Begin with the first line below and retype each line exactly through the line containing "a_y_minor = [100, 300, 500, 700]". Any pictures are to be left out.

(Stored items)
------------------------------------------------
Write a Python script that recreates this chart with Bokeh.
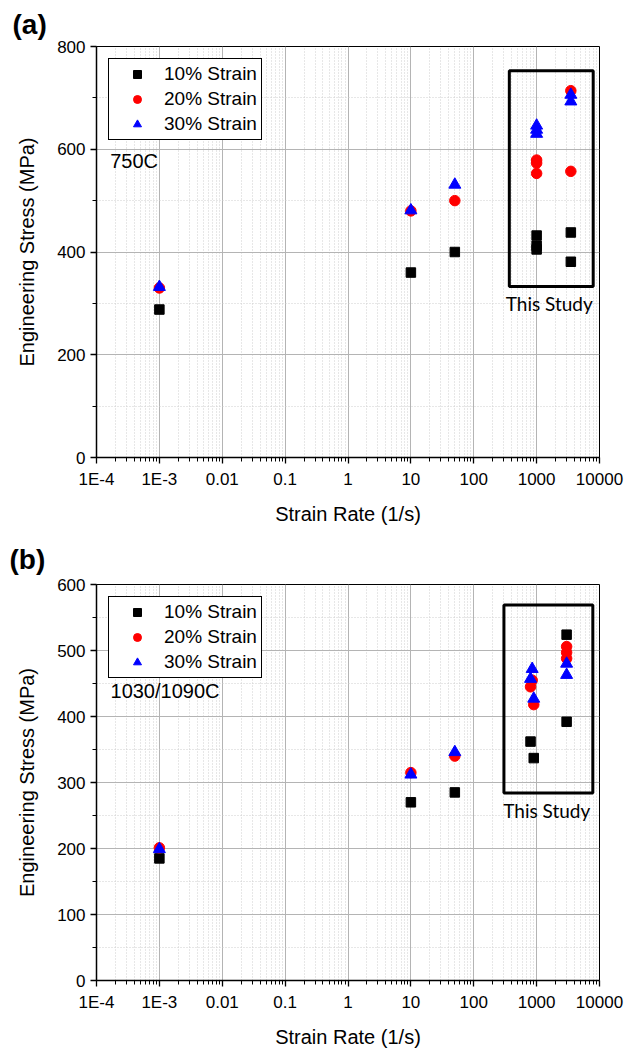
from bokeh.plotting import figure
from bokeh.models import (FixedTicker, CustomJSTickFormatter, Legend, LegendItem,
                          Label, BoxAnnotation, Title)
from bokeh.layouts import column
from bokeh.embed import file_html
from bokeh.resources import INLINE

# ---------------- data ----------------
series_names = ["10% Strain", "20% Strain", "30% Strain"]
x_decades = [1e-4, 1e-3, 1e-2, 1e-1, 1, 10, 100, 1000, 10000]
x_tick_labels = ["1E-4", "1E-3", "0.01", "0.1", "1", "10", "100", "1000", "10000"]

# panel (a) 750C
a_rate_10 = [0.001, 10, 50, 1000, 1000, 1000, 3500, 3500]
a_stress_10 = [288, 360, 400, 432, 412, 405, 438, 381]
a_rate_20 = [0.001, 10, 50, 1000, 1000, 1000, 3500, 3500]
a_stress_20 = [330, 480, 500, 579, 573, 553, 714, 557]
a_rate_30 = [0.001, 10, 50, 1000, 1000, 1000, 3500, 3500]
a_stress_30 = [332, 481, 531, 646, 638, 630, 706, 693]
a_y_ticks = [0, 200, 400, 600, 800]
a_y_minor = [100, 300, 500, 700]

# panel (b) 1030/1090C
b_rate_10 = [0.001, 10, 50, 800, 900, 3000, 3000]
b_stress_10 = [185, 270, 285, 362, 337, 524, 392]
b_rate_20 = [0.001, 10, 50, 850, 800, 900, 3000, 3000, 3000]
b_stress_20 = [201, 315, 340, 455, 445, 418, 506, 497, 488]
b_rate_30 = [0.001, 10, 50, 850, 800, 900, 3000, 3000]
b_stress_30 = [199, 312, 346, 472, 457, 427, 480, 463]
b_y_ticks = [0, 100, 200, 300, 400, 500, 600]
b_y_minor = [50, 150, 250, 350, 450, 550]

x_minor = [m * d for d in x_decades[:-1] for m in range(2, 10)]

FONT = "Liberation Sans"


def make_panel(tag, cond, data, y_max, y_ticks, y_minor, box, study_xy, cond_xy,
               height, borders, title_standoff):
    top, bottom, left, right = borders
    p = figure(width=642, height=height, x_axis_type="log",
               x_range=(1e-4, 1e4), y_range=(0, y_max),
               output_backend="svg", toolbar_location=None,
               min_border_top=top, min_border_bottom=bottom,
               min_border_left=left, min_border_right=right)
    p.outline_line_color = "black"
    p.outline_line_width = 1
    p.outline_line_alpha = 1
    p.background_fill_color = "white"
    p.border_fill_color = "white"

    p.add_layout(Title(text=tag, align="left", offset=-(left - 9),
                       text_font=FONT, text_font_size="28px",
                       text_font_style="bold", text_color="black",
                       standoff=title_standoff), "above")

    p.xaxis.ticker = FixedTicker(ticks=x_decades, minor_ticks=x_minor)
    p.xaxis.formatter = CustomJSTickFormatter(
        args=dict(labels=x_tick_labels),
        code="const i = Math.round(Math.log10(tick)) + 4; return labels[i];")
    p.yaxis.ticker = FixedTicker(ticks=y_ticks, minor_ticks=y_minor)

    for ax in (p.xaxis, p.yaxis):
        ax.axis_line_width = 1.5
        ax.axis_line_color = "black"
        ax.major_tick_line_color = "black"
        ax.minor_tick_line_color = "black"
        ax.major_tick_line_width = 1.3
        ax.major_tick_out = 6
        ax.major_tick_in = 0
        ax.minor_tick_out = 4
        ax.minor_tick_in = 0
        ax.major_label_text_font = FONT
        ax.major_label_text_font_size = "17px"
        ax.major_label_text_color = "black"
        ax.axis_label_text_font = FONT
        ax.axis_label_text_font_size = "20px"
        ax.axis_label_text_font_style = "normal"
        ax.axis_label_text_color = "black"
    p.xaxis.axis_label = "Strain Rate (1/s)"
    p.yaxis.axis_label = "Engineering Stress (MPa)"
    p.xaxis.axis_label_standoff = 11
    p.yaxis.axis_label_standoff = 16
    p.xaxis.major_label_standoff = 6
    p.yaxis.major_label_standoff = 5

    for g in (p.xgrid, p.ygrid):
        g.grid_line_color = "#b4b4b4"
        g.grid_line_width = 1
        g.minor_grid_line_color = "#cfcfcf"
        g.minor_grid_line_dash = "1 2"
        g.minor_grid_line_width = 1

    (r10x, r10y), (r20x, r20y), (r30x, r30y) = data
    s10 = p.scatter(r10x, r10y, marker="square", size=9.5, fill_color="black",
                    line_color="black")
    s20 = p.scatter(r20x, r20y, marker="circle", size=10.5, fill_color="red",
                    line_color="red")
    s30 = p.scatter(r30x, r30y, marker="triangle", size=12, fill_color="blue",
                    line_color="blue")

    legend = Legend(items=[LegendItem(label=series_names[0], renderers=[s10]),
                           LegendItem(label=series_names[1], renderers=[s20]),
                           LegendItem(label=series_names[2], renderers=[s30])],
                    location="top_left")
    legend.margin = 12
    legend.padding = 4
    legend.spacing = 3
    legend.glyph_height = 20
    legend.glyph_width = 48
    legend.label_height = 20
    legend.label_standoff = 3
    legend.label_text_font = FONT
    legend.label_text_font_size = "19px"
    legend.label_text_color = "black"
    legend.border_line_color = "black"
    legend.border_line_width = 1
    legend.border_line_alpha = 1
    legend.background_fill_alpha = 1
    p.add_layout(legend, "center")

    bl, br, bb, bt = box
    p.add_layout(BoxAnnotation(left=bl, right=br, bottom=bb, top=bt,
                               fill_alpha=0, line_color="black", line_alpha=1,
                               line_width=3))
    p.add_layout(Label(x=study_xy[0], y=study_xy[1], text="This Study",
                       text_font="Lato", text_font_size="19px",
                       text_align="center", text_baseline="middle",
                       text_color="black"))
    p.add_layout(Label(x=cond_xy[0], y=cond_xy[1], text=cond,
                       text_font=FONT, text_font_size="20px",
                       text_align="left", text_baseline="middle",
                       text_color="black"))
    return p


pa = make_panel("(a)", "750C",
                [(a_rate_10, a_stress_10), (a_rate_20, a_stress_20),
                 (a_rate_30, a_stress_30)],
                800, a_y_ticks, a_y_minor,
                (368, 7940, 333, 753), (1590, 300), (1.65e-4, 578),
                530, (46, 73, 93, 36), 13)

pb = make_panel("(b)", "1030/1090C",
                [(b_rate_10, b_stress_10), (b_rate_20, b_stress_20),
                 (b_rate_30, b_stress_30)],
                600, b_y_ticks, b_y_minor,
                (302, 7830, 284, 569), (1450, 258), (1.67e-4, 439),
                520, (54, 63, 96, 43), 19)

layout = column(pa, pb, spacing=0)
open("out.html", "w").write(file_html(layout, INLINE))
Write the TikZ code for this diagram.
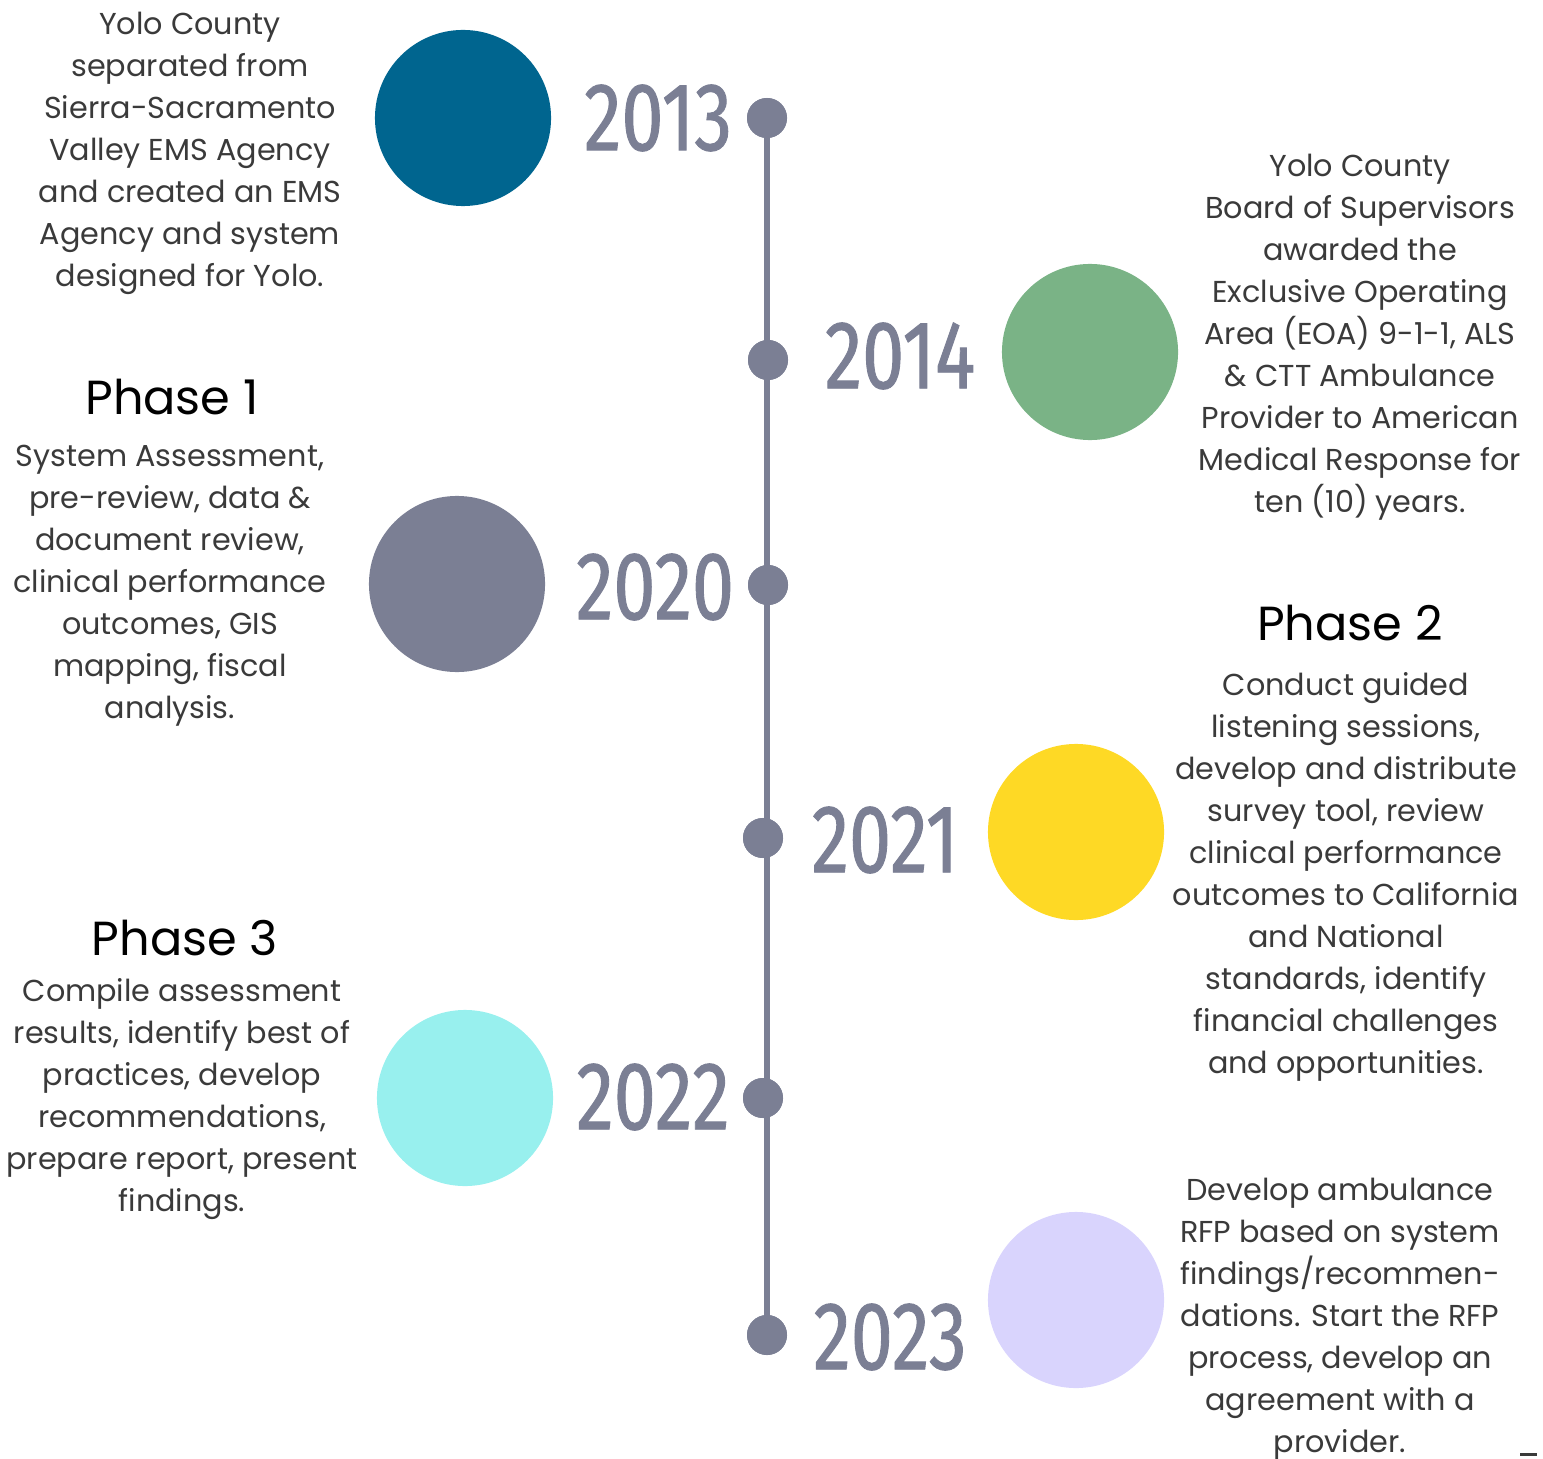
\documentclass[tikz,border=0pt]{standalone}
\usepackage{fontspec}
\setmainfont{Poppins}
\newfontfamily\yearfont[FakeStretch=0.78,FakeBold=0.9]{Fira Sans}
\definecolor{timecol}{HTML}{7B7F94}
\definecolor{txtcol}{HTML}{3A3A3A}
\definecolor{col13}{HTML}{00658F}
\definecolor{col14}{HTML}{7AB386}
\definecolor{col20}{HTML}{7B7F94}
\definecolor{col21}{HTML}{FED925}
\definecolor{col22}{HTML}{98F0EE}
\definecolor{col23}{HTML}{D9D4FD}

\tikzset{
  dot/.style={circle, fill=timecol, inner sep=0pt, minimum size=0.40cm},
  bigdot/.style={circle, fill=#1, inner sep=0pt, minimum size=1.76cm},
  year/.style={text=timecol, font=\yearfont\fontsize{27.5}{30}\selectfont, inner sep=0pt},
  blurb/.style={text=txtcol, align=center, inner sep=0pt, font=\fontsize{8.6}{11.95}\selectfont},
  phase/.style={text=black, inner sep=0pt, font=\fontsize{13.6}{15}\selectfont}
}

\begin{document}
\begin{tikzpicture}[x=0.01cm, y=-0.01cm]
  \useasboundingbox (0,0) rectangle (1543,1458);

  % timeline
  \node[dot] (d13) at (767,118) {};
  \node[dot] (d14) at (768,360) {};
  \node[dot] (d20) at (768,585) {};
  \node[dot] (d21) at (763,838) {};
  \node[dot] (d22) at (763,1098) {};
  \node[dot] (d23) at (767,1335) {};
  \draw[timecol, line width=0.06cm] (d13.center) -- (d23.center);
  \foreach \d in {d13,d14,d20,d21,d22,d23}
    \fill[timecol] (\d) circle (0.20cm);

  % years
  \node[year] (y13) at (658,118) {2013};
  \node[year] (y14) at (900,356) {2014};
  \node[year] (y20) at (655,587) {2020};
  \node[year] (y21) at (885,840) {2021};
  \node[year] (y22) at (653,1097) {2022};
  \node[year] (y23) at (890,1337) {2023};

  % circles
  \node[bigdot=col13] (c13) at (463,118) {};
  \node[bigdot=col14] (c14) at (1090,352) {};
  \node[bigdot=col20] (c20) at (457,584) {};
  \node[bigdot=col21] (c21) at (1076,832) {};
  \node[bigdot=col22] (c22) at (465,1098) {};
  \node[bigdot=col23] (c23) at (1076,1300) {};

  % texts
  \node[blurb] (t13) at (190,153) {Yolo County\\separated from\\Sierra-Sacramento\\Valley EMS Agency\\and created an EMS\\Agency and system\\designed for Yolo.};
  \node[blurb] (t14) at (1360,337) {Yolo County\\Board of Supervisors\\awarded the\\Exclusive Operating\\Area (EOA) 9-1-1, ALS\\\& CTT Ambulance\\Provider to American\\Medical Response for\\ten (10) years.};
  \node[phase] (p1) at (172,397) {Phase 1};
  \node[blurb] (t20) at (170,586) {System Assessment,\\pre-review, data \&\\document review,\\clinical performance\\outcomes, GIS\\mapping, fiscal\\analysis.};
  \node[phase] (p2) at (1350,623) {Phase 2};
  \node[blurb] (t21) at (1346,877) {Conduct guided\\listening sessions,\\develop and distribute\\survey tool, review\\clinical performance\\outcomes to California\\and National\\standards, identify\\financial challenges\\and opportunities.};
  \node[phase] (p3) at (185,938) {Phase 3};
  \node[blurb] (t22) at (182,1099) {Compile assessment\\results, identify best of\\practices, develop\\recommendations,\\prepare report, present\\findings.};
  \node[blurb] (t23) at (1340,1319) {Develop ambulance\\RFP based on system\\findings/recommen-\\dations. Start the RFP\\process, develop an\\agreement with a\\provider.};

  \fill[txtcol] (1520,1453) rectangle (1537,1456);
\end{tikzpicture}
\end{document}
------------------------------------------------
- OUTPUT OF THE TASK
Write a Python script that recreates this chart with Bokeh.
from bokeh.plotting import figure
from bokeh.models import (FixedTicker, CustomJSTickFormatter, Legend, LegendItem,
                          Label, BoxAnnotation, Title)
from bokeh.layouts import column
from bokeh.embed import file_html
from bokeh.resources import INLINE

# ---------------- data ----------------
series_names = ["10% Strain", "20% Strain", "30% Strain"]
x_decades = [1e-4, 1e-3, 1e-2, 1e-1, 1, 10, 100, 1000, 10000]
x_tick_labels = ["1E-4", "1E-3", "0.01", "0.1", "1", "10", "100", "1000", "10000"]

# panel (a) 750C
a_rate_10 = [0.001, 10, 50, 1000, 1000, 1000, 3500, 3500]
a_stress_10 = [288, 360, 400, 432, 412, 405, 438, 381]
a_rate_20 = [0.001, 10, 50, 1000, 1000, 1000, 3500, 3500]
a_stress_20 = [330, 480, 500, 579, 573, 553, 714, 557]
a_rate_30 = [0.001, 10, 50, 1000, 1000, 1000, 3500, 3500]
a_stress_30 = [332, 481, 531, 646, 638, 630, 706, 693]
a_y_ticks = [0, 200, 400, 600, 800]
a_y_minor = [100, 300, 500, 700]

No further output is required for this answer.